Challenge: A single run of lines is to be printed exactly: starting at the line with "Give me the matplotlib source for this chart." and ending at the line with "plt.rcParams['font.family'] = ['Open", both included. Leave the pictures out.

Information provided:
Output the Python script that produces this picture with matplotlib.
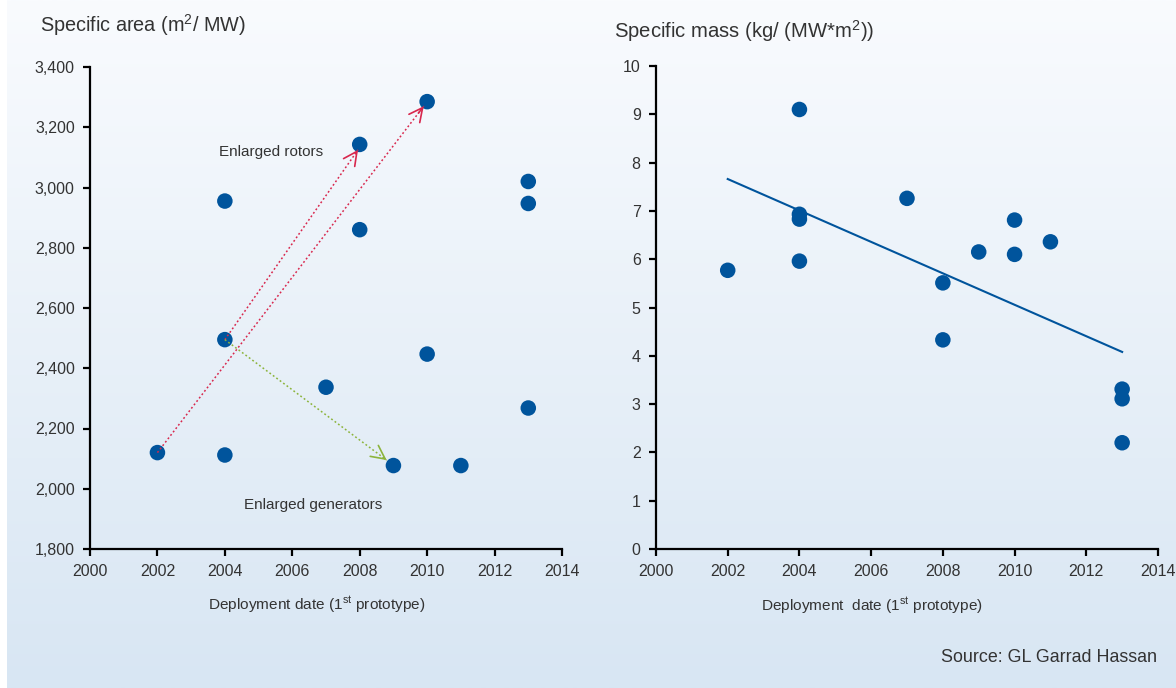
import matplotlib
matplotlib.use("Agg")
import matplotlib.pyplot as plt
import numpy as np

# ---------------- data ----------------
area_years = [2002, 2004, 2004, 2004, 2007, 2008, 2008, 2009, 2010, 2010, 2011, 2013, 2013, 2013]
area_values = [2120, 2112, 2955, 2495, 2337, 3143, 2860, 2077, 3285, 2447, 2077, 3020, 2947, 2268]

mass_years = [2002, 2004, 2004, 2004, 2004, 2007, 2008, 2008, 2009, 2010, 2010, 2011, 2013, 2013, 2013]
mass_values = [5.77, 9.10, 6.93, 6.83, 5.96, 7.26, 5.51, 4.33, 6.15, 6.81, 6.10, 6.36, 3.31, 3.11, 2.20]

trend_years = [2002, 2013]
trend_values = [7.66, 4.08]

# arrows: (start_x, start_y, end_x, end_y)
rotor_arrows = [(2004, 2495, 2007.95, 3125), (2002, 2120, 2009.9, 3270)]
generator_arrows = [(2004, 2495, 2008.8, 2095)]

area_yticks = [1800, 2000, 2200, 2400, 2600, 2800, 3000, 3200, 3400]
mass_yticks = list(range(0, 11))
xticks = [2000, 2002, 2004, 2006, 2008, 2010, 2012, 2014]

# ---------------- style ----------------
FONT = ['Liberation Sans', 'DejaVu Sans']
plt.rcParams['font.family'] = FONT
plt.rcParams['mathtext.fontset'] = 'custom'
plt.rcParams['mathtext.rm'] = 'Liberation Sans'
plt.rcParams['mathtext.it'] = 'Liberation Sans:italic'
TXT = '#333333'
BLUE = '#00549C'
RED = '#D8274D'
GREEN = '#8CB43C'

W, H = 1176, 688
fig = plt.figure(figsize=(W / 100, H / 100), dpi=100)

# gradient background
bg = fig.add_axes([7 / W, 0, 1 - 7 / W, 1])
bg.set_axis_off()
grad = np.linspace(0, 1, 256).reshape(-1, 1)
top = np.array([0xF9, 0xFB, 0xFE]) / 255
bot = np.array([0xD8, 0xE6, 0xF3]) / 255
img = top[None, None, :] * (1 - grad[:, :, None]) + bot[None, None, :] * grad[:, :, None]
bg.imshow(img, aspect='auto', extent=[0, 1, 0, 1], origin='upper')
bg.set_xlim(0, 1)
bg.set_ylim(0, 1)


def style_axes(ax):
    ax.patch.set_alpha(0)
    for s in ['top', 'right']:
        ax.spines[s].set_visible(False)
    for s in ['left', 'bottom']:
        ax.spines[s].set_linewidth(1.6)
        ax.spines[s].set_color('black')
    ax.tick_params(direction='out', length=5, width=1.6, color='black',
                   labelsize=11.5, labelcolor=TXT, pad=6)
    ax.set_xticks(xticks)
    ax.set_xlim(2000, 2014)


DOT = (0, (1.2, 1.6))


def dotted_arrow(ax, x0, y0, x1, y1, color):
    ax.plot([x0, x1], [y0, y1], color=color, lw=1.1, linestyle=DOT, zorder=3)
    f = 0.02
    ax.annotate('', xy=(x1, y1), xytext=(x1 - f * (x1 - x0), y1 - f * (y1 - y0)),
                arrowprops=dict(arrowstyle='->,head_length=0.7,head_width=0.35', color=color,
                                lw=1.2, mutation_scale=14, shrinkA=0, shrinkB=0), zorder=3)


# left axes
ax1 = fig.add_axes([90 / W, (H - 549) / H, 472 / W, 482 / H])
style_axes(ax1)
ax1.set_ylim(1800, 3400)
ax1.set_yticks(area_yticks)
ax1.set_yticklabels([f"{v:,}" for v in area_yticks])
for (x0, y0, x1, y1) in rotor_arrows:
    dotted_arrow(ax1, x0, y0, x1, y1, RED)
for (x0, y0, x1, y1) in generator_arrows:
    dotted_arrow(ax1, x0, y0, x1, y1, GREEN)
ax1.scatter(area_years, area_values, s=125, color=BLUE, edgecolors='none', zorder=2)
ax1.text(2003.83, 3118, 'Enlarged rotors', fontsize=11, color=TXT, ha='left', va='center')
ax1.text(2004.57, 1946, 'Enlarged generators', fontsize=11, color=TXT, ha='left', va='center')

# right axes
ax2 = fig.add_axes([656 / W, (H - 549) / H, 502 / W, 483 / H])
style_axes(ax2)
ax2.set_ylim(0, 10)
ax2.set_yticks(mass_yticks)
ax2.plot(trend_years, trend_values, color=BLUE, lw=1.5, zorder=2)
ax2.scatter(mass_years, mass_values, s=125, color=BLUE, edgecolors='none', zorder=3)

# titles
fig.text(40 / W, 1 - 25 / H, 'Specific area (m$^{2}$/ MW)', fontsize=14.3, color=TXT,
         ha='left', va='center')
fig.text(614 / W, 1 - 31 / H, 'Specific mass (kg/ (MW*m$^{2}$))', fontsize=14.6, color=TXT,
         ha='left', va='center')

# x labels
fig.text(317 / W, 1 - 605 / H, 'Deployment date (1$^{\\mathrm{st}}$ prototype)', fontsize=11.1,
         color=TXT, ha='center', va='center')
fig.text(872 / W, 1 - 606 / H, 'Deployment  date (1$^{\\mathrm{st}}$ prototype)', fontsize=11.1,
         color=TXT, ha='center', va='center')

# source
fig.text(1157 / W, 1 - 657 / H, 'Source: GL Garrad Hassan', fontsize=12.9, color=TXT,
         ha='right', va='center')

fig.savefig('out.png', dpi=100)
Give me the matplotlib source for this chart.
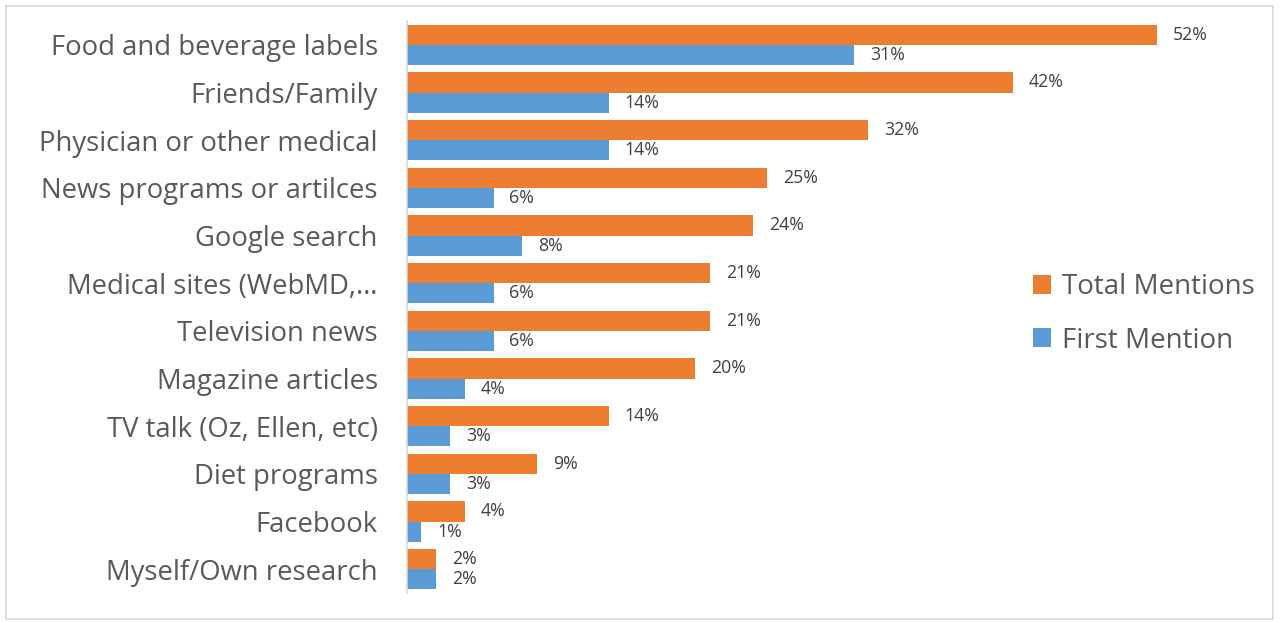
import numpy as np
import matplotlib.pyplot as plt
from matplotlib.patches import Rectangle

plt.rcParams['font.family'] = ['Open Sans', 'DejaVu Sans']

sources = ["Food and beverage labels", "Friends/Family", "Physician or other medical",
           "News programs or artilces", "Google search", "Medical sites (WebMD,\u2026",
           "Television news", "Magazine articles", "TV talk (Oz, Ellen, etc)",
           "Diet programs", "Facebook", "Myself/Own research"]
total_mentions = [52, 42, 32, 25, 24, 21, 21, 20, 14, 9, 4, 2]
first_mention = [31, 14, 14, 6, 8, 6, 6, 4, 3, 3, 1, 2]

orange = "#ED7D31"
blue = "#5B9BD5"

W, H = 1281, 622
fig = plt.figure(figsize=(W / 100, H / 100), dpi=100)
fig.patches.append(Rectangle((6 / W, 3 / H), 1267 / W, 613 / H, transform=fig.transFigure,
                             fill=False, edgecolor="#d9d9d9", linewidth=1.2))

ax = fig.add_axes([407 / W, 1 - 593 / H, 865 / W, 572 / H])
y = np.arange(len(sources))
h = 0.42
ax.barh(y - h / 2, total_mentions, height=h, color=orange, label="Total Mentions")
ax.barh(y + h / 2, first_mention, height=h, color=blue, label="First Mention")

for yi, v in zip(y, total_mentions):
    ax.annotate(f"{v}%", (v, yi - h / 2), xytext=(11.5, 0), textcoords="offset points",
                va="center", ha="left", fontsize=12.8, color="#404040")
for yi, v in zip(y, first_mention):
    ax.annotate(f"{v}%", (v, yi + h / 2), xytext=(11.5, 0), textcoords="offset points",
                va="center", ha="left", fontsize=12.8, color="#404040")

ax.set_xlim(0, 60)
ax.set_ylim(len(sources) - 0.5, -0.5)
ax.set_yticks(y)
ax.set_yticklabels(sources, fontsize=19.8, color="#595959")
ax.tick_params(axis="y", length=0, pad=21)
ax.set_xticks([])
for s in ["top", "right", "bottom"]:
    ax.spines[s].set_visible(False)
ax.spines["left"].set_color("#d9d9d9")
ax.spines["left"].set_linewidth(1.2)

leg = fig.legend(loc="center left", bbox_to_anchor=(1008 / W, 1 - 314 / H), frameon=False,
                 fontsize=20, labelcolor="#595959", handlelength=0.65, handleheight=0.65,
                 handletextpad=0.4, labelspacing=0.9)

fig.savefig("out.png", dpi=100)
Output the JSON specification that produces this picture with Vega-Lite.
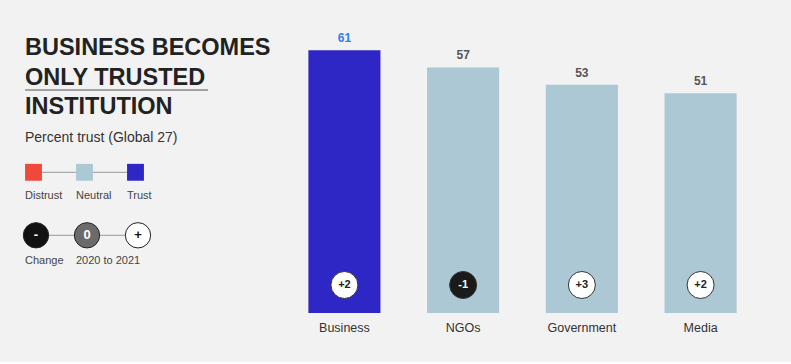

Task result:
Give me the matplotlib source for this chart.
import numpy as np
import matplotlib.pyplot as plt
from matplotlib.patches import Rectangle

plt.rcParams['font.family'] = ['Open Sans', 'DejaVu Sans']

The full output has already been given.